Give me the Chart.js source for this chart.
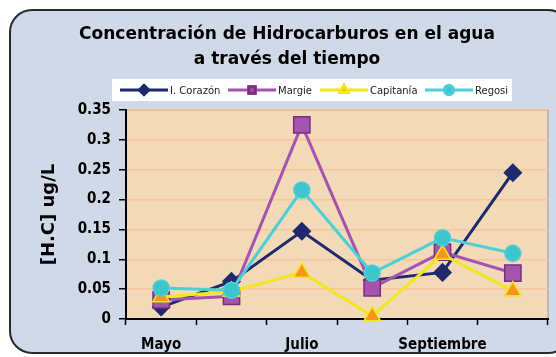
<!DOCTYPE html>
<html>
<head>
<meta charset="utf-8">
<script src="https://cdn.jsdelivr.net/npm/chart.js@4/dist/chart.umd.min.js"></script>
<style>
  html, body { margin: 0; padding: 0; background: #ffffff; }
  #wrap { width: 556px; height: 357px; }
</style>
</head>
<body>
<div id="wrap"><canvas id="hcChart" width="556" height="357"></canvas></div>
<script>
    // datos
    const meses = ['Mayo', 'Junio', 'Julio', 'Agosto', 'Septiembre', 'Octubre'];
    const corazon = [0.02, 0.063, 0.147, 0.065, 0.078, 0.245];
    const margie = [0.032, 0.038, 0.325, 0.052, 0.112, 0.077];
    const capitania = [0.037, 0.046, 0.078, 0.005, 0.108, 0.047];
    const regosi = [0.052, 0.048, 0.216, 0.077, 0.136, 0.11];
    const yTicks = [0, 0.05, 0.1, 0.15, 0.2, 0.25, 0.3, 0.35];

    const tituloLineas = ['Concentración de Hidrocarburos en el agua', 'a través del tiempo'];

    const series = [
        { label: 'I. Corazón', data: corazon, line: '#1f2a6e', fill: '#1f2a6e', edge: '#1f2a6e', style: 'rectRot', r: 8.5, order: 4 },
        { label: 'Margie', data: margie, line: '#a454ad', fill: '#a454ad', edge: '#7a2f7e', style: 'rect', r: 11.5, order: 3 },
        { label: 'Capitanía', data: capitania, line: '#f2e61c', fill: '#f7941d', edge: '#f2e61c', style: 'triangle', r: 9.5, order: 2 },
        { label: 'Regosi', data: regosi, line: '#4ccfd6', fill: '#3cc6cc', edge: '#4ccfd6', style: 'circle', r: 8, order: 1 }
    ];

    // fondo, marco redondeado, titulo y leyenda
    const decoPlugin = {
        id: 'deco',
        beforeDraw(chart) {
            const ctx = chart.ctx;
            const a = chart.chartArea;
            ctx.save();
            ctx.fillStyle = '#ffffff';
            ctx.fillRect(0, 0, chart.width, chart.height);
            ctx.beginPath();
            ctx.roundRect(10, 10, 560, 343, 22);
            ctx.fillStyle = '#cfd9e7';
            ctx.fill();
            ctx.lineWidth = 2;
            ctx.strokeStyle = '#2a2a2a';
            ctx.stroke();
            // area del grafico
            ctx.fillStyle = '#f2d9b8';
            ctx.fillRect(a.left, a.top, a.right - a.left, a.bottom - a.top);
            ctx.strokeStyle = '#9a9a9a';
            ctx.lineWidth = 1;
            ctx.strokeRect(a.left, a.top, a.right - a.left, a.bottom - a.top);

            // titulo
            ctx.fillStyle = '#000000';
            ctx.font = 'bold 17px "DejaVu Sans"';
            ctx.textAlign = 'center';
            ctx.textBaseline = 'middle';
            ctx.fillText(tituloLineas[0], 287, 35);
            ctx.fillText(tituloLineas[1], 287, 60);

            // leyenda
            ctx.fillStyle = '#ffffff';
            ctx.fillRect(112, 79, 400, 22);
            const xs = [120, 228, 320, 425];
            ctx.font = '10px "DejaVu Sans"';
            ctx.textAlign = 'left';
            series.forEach((s, i) => {
                const x0 = xs[i];
                const y0 = 90;
                ctx.strokeStyle = s.line;
                ctx.lineWidth = 3;
                ctx.beginPath();
                ctx.moveTo(x0, y0);
                ctx.lineTo(x0 + 48, y0);
                ctx.stroke();
                Chart.helpers.drawPoint(ctx, { pointStyle: s.style, radius: 4.5, borderWidth: 1 }, x0 + 24, y0);
                ctx.fillStyle = s.fill;
                ctx.strokeStyle = s.edge;
                ctx.fill();
                ctx.stroke();
                ctx.fillStyle = '#222222';
                ctx.fillText(s.label, x0 + 50, y0 + 1);
            });
            ctx.restore();
        }
    };

    const ctx = document.getElementById('hcChart').getContext('2d');
    const hcChart = new Chart(ctx, {
        type: 'line',
        data: {
            labels: meses,
            datasets: series.map(s => ({
                label: s.label,
                data: s.data,
                borderColor: s.line,
                borderWidth: 3,
                backgroundColor: s.fill,
                pointStyle: s.style,
                pointRadius: s.r,
                pointBackgroundColor: s.fill,
                pointBorderColor: s.edge,
                pointBorderWidth: 1.5,
                tension: 0,
                clip: false,
                order: s.order
            }))
        },
        options: {
            responsive: false,
            animation: false,
            devicePixelRatio: 1,
            layout: { autoPadding: false, padding: { top: 110, left: 24, right: 8, bottom: 0 } },
            plugins: {
                legend: { display: false },
                title: { display: false },
                tooltip: { enabled: false }
            },
            scales: {
                x: {
                    offset: true,
                    grid: {
                        offset: true,
                        drawOnChartArea: false,
                        tickColor: '#000000',
                        tickLength: 6,
                        tickWidth: 1.5
                    },
                    border: { color: '#000000', width: 2 },
                    ticks: {
                        autoSkip: false,
                        maxRotation: 0,
                        padding: 11,
                        color: '#000000',
                        font: { family: 'DejaVu Sans Condensed', weight: 'bold', size: 15 },
                        callback: function (value, index) {
                            return index % 2 === 0 ? meses[index] : '';
                        }
                    },
                    afterFit(scale) {
                        scale.height = 38;
                        scale.paddingLeft = 0;
                        scale.paddingRight = 0;
                    }
                },
                y: {
                    min: 0,
                    max: 0.35,
                    afterBuildTicks(scale) {
                        scale.ticks = yTicks.map(v => ({ value: v }));
                    },
                    grid: {
                        color: '#f9c49c',
                        lineWidth: 1.5,
                        tickColor: '#000000',
                        tickLength: 7
                    },
                    border: { color: '#000000', width: 2 },
                    ticks: {
                        padding: 8,
                        color: '#000000',
                        font: { family: 'DejaVu Sans Condensed', weight: 'bold', size: 15 },
                        callback: function (value) {
                            return String(Math.round(value * 100) / 100);
                        }
                    },
                    title: {
                        display: true,
                        text: '[H.C] ug/L',
                        color: '#000000',
                        padding: { top: 15, bottom: 0 },
                        font: { family: 'DejaVu Sans', weight: 'bold', size: 18 }
                    },
                    afterFit(scale) { scale.width = 102; }
                }
            }
        },
        plugins: [decoPlugin]
    });
</script>
</body>
</html>
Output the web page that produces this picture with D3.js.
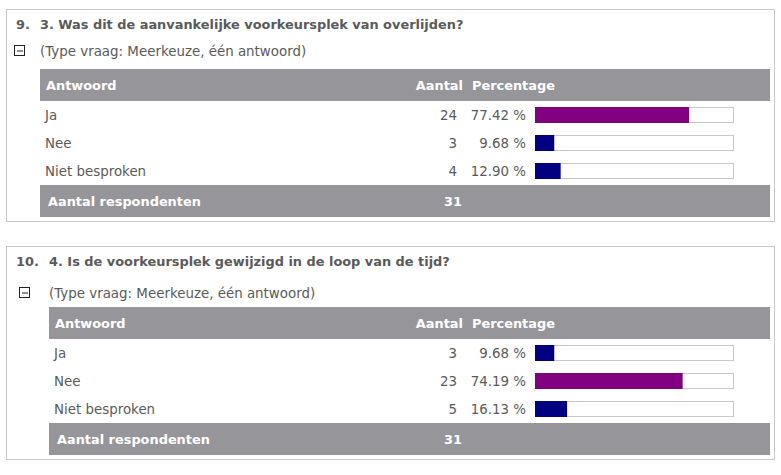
<!DOCTYPE html>
<html>
<head>
<meta charset="utf-8">
<script src="https://cdn.jsdelivr.net/npm/d3@7"></script>
<style>
  body { margin: 0; background: #fff; }
  svg text { font-family: "DejaVu Sans", Verdana, sans-serif; }
</style>
</head>
<body>
<div id="chart"></div>
<script>
// data
const questionNumbers = ["9.", "10."];
const questionTitles = [
  "3. Was dit de aanvankelijke voorkeursplek van overlijden?",
  "4. Is de voorkeursplek gewijzigd in de loop van de tijd?"
];
const questionType = "(Type vraag: Meerkeuze, één antwoord)";
const answers = ["Ja", "Nee", "Niet besproken"];
const countsQ1 = [24, 3, 4];
const percentsQ1 = [77.42, 9.68, 12.90];
const countsQ2 = [3, 23, 5];
const percentsQ2 = [9.68, 74.19, 16.13];
const respondents = [31, 31];
const headerLabels = ["Antwoord", "Aantal", "Percentage"];
const footerLabel = "Aantal respondenten";

const W = 781, H = 475;
const svg = d3.select("#chart").append("svg")
  .attr("width", W).attr("height", H);

const textColor = "#5a5a5a";
const headColor = "#96969a";
const boldSize = "12.9px";
const plainSize = "13.4px";

// bar scale shared by both tables
const x = d3.scaleLinear().domain([0, 100]).range([0, 199]);

const panels = [
  { top: 9, height: 212, indent: 40, icon: 14, iconY: 36, counts: countsQ1, pcts: percentsQ1 },
  { top: 246, height: 213, indent: 49, icon: 19, iconY: 41, counts: countsQ2, pcts: percentsQ2 }
];

panels.forEach((p, i) => {
  const g = svg.append("g").attr("transform", `translate(0,${p.top})`);

  // panel border
  g.append("rect")
    .attr("x", 6.5).attr("y", 0.5)
    .attr("width", 768).attr("height", p.height)
    .attr("fill", "none").attr("stroke", "#c8c8c8");

  // title
  g.append("text")
    .attr("x", 16).attr("y", 20)
    .style("font-size", boldSize).style("font-weight", "700")
    .style("fill", textColor)
    .text(questionNumbers[i]);
  g.append("text")
    .attr("x", p.indent).attr("y", 20)
    .style("font-size", boldSize).style("font-weight", "700")
    .style("fill", textColor)
    .text(questionTitles[i]);

  // collapse icon
  g.append("rect")
    .attr("x", p.icon + 0.5).attr("y", p.iconY + 0.5)
    .attr("width", 10).attr("height", 10)
    .attr("fill", "#fff").attr("stroke", "#222");
  g.append("line")
    .attr("x1", p.icon + 3).attr("x2", p.icon + 9)
    .attr("y1", p.iconY + 6).attr("y2", p.iconY + 6)
    .attr("stroke", "#222");

  g.append("text")
    .attr("x", p.indent).attr("y", p.iconY + 11)
    .style("font-size", plainSize)
    .style("fill", textColor)
    .text(questionType);

  const tableTop = p.height - 152;
  const t = g.append("g").attr("transform", `translate(0,${tableTop})`);
  const rowY = d3.scaleBand().domain(answers).range([32, 116]);

  // header
  t.append("rect")
    .attr("x", p.indent).attr("y", 0)
    .attr("width", 770 - p.indent).attr("height", 32)
    .attr("fill", headColor);
  t.append("text")
    .attr("x", p.indent + 6).attr("y", 21)
    .style("font-size", boldSize).style("font-weight", "700").style("fill", "#fff")
    .text(headerLabels[0]);
  t.append("text")
    .attr("x", 463).attr("y", 21).attr("text-anchor", "end")
    .style("font-size", boldSize).style("font-weight", "700").style("fill", "#fff")
    .text(headerLabels[1]);
  t.append("text")
    .attr("x", 472).attr("y", 21)
    .style("font-size", boldSize).style("font-weight", "700").style("fill", "#fff")
    .text(headerLabels[2]);

  // rows
  const rows = t.selectAll(".row")
    .data(answers.map((a, k) => ({ a, c: p.counts[k], pct: p.pcts[k] })))
    .enter().append("g")
    .attr("class", "row")
    .attr("transform", d => `translate(0,${rowY(d.a)})`);

  rows.append("text")
    .attr("x", p.indent + 5).attr("y", 19)
    .style("font-size", plainSize).style("fill", textColor)
    .text(d => d.a);
  rows.append("text")
    .attr("x", 457).attr("y", 19).attr("text-anchor", "end")
    .style("font-size", plainSize).style("fill", textColor)
    .text(d => d.c);
  rows.append("text")
    .attr("x", 526).attr("y", 19).attr("text-anchor", "end")
    .style("font-size", plainSize).style("fill", textColor)
    .text(d => d.pct.toFixed(2) + " %");

  rows.append("rect")
    .attr("x", 535.5).attr("y", 6.5)
    .attr("width", x(100) - 1).attr("height", 15)
    .attr("fill", "#fff").attr("stroke", "#c8c8c8");
  rows.append("rect")
    .attr("x", 535).attr("y", 6)
    .attr("width", d => x(d.pct)).attr("height", 16)
    .attr("fill", d => d.pct > 50 ? "#800080" : "#000080");

  // footer
  t.append("rect")
    .attr("x", p.indent).attr("y", 116)
    .attr("width", 770 - p.indent).attr("height", 32)
    .attr("fill", headColor);
  t.append("text")
    .attr("x", p.indent + 8).attr("y", 137)
    .style("font-size", boldSize).style("font-weight", "700").style("fill", "#fff")
    .text(footerLabel);
  t.append("text")
    .attr("x", 444).attr("y", 137)
    .style("font-size", boldSize).style("font-weight", "700").style("fill", "#fff")
    .text(respondents[i]);
});
</script>
</body>
</html>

# Task to carry out
Select and copy every line from the records that includes the word "this".

# Answer for the task
Give me the Chart.js source for this chart.
Output the web page that produces this picture with D3.js.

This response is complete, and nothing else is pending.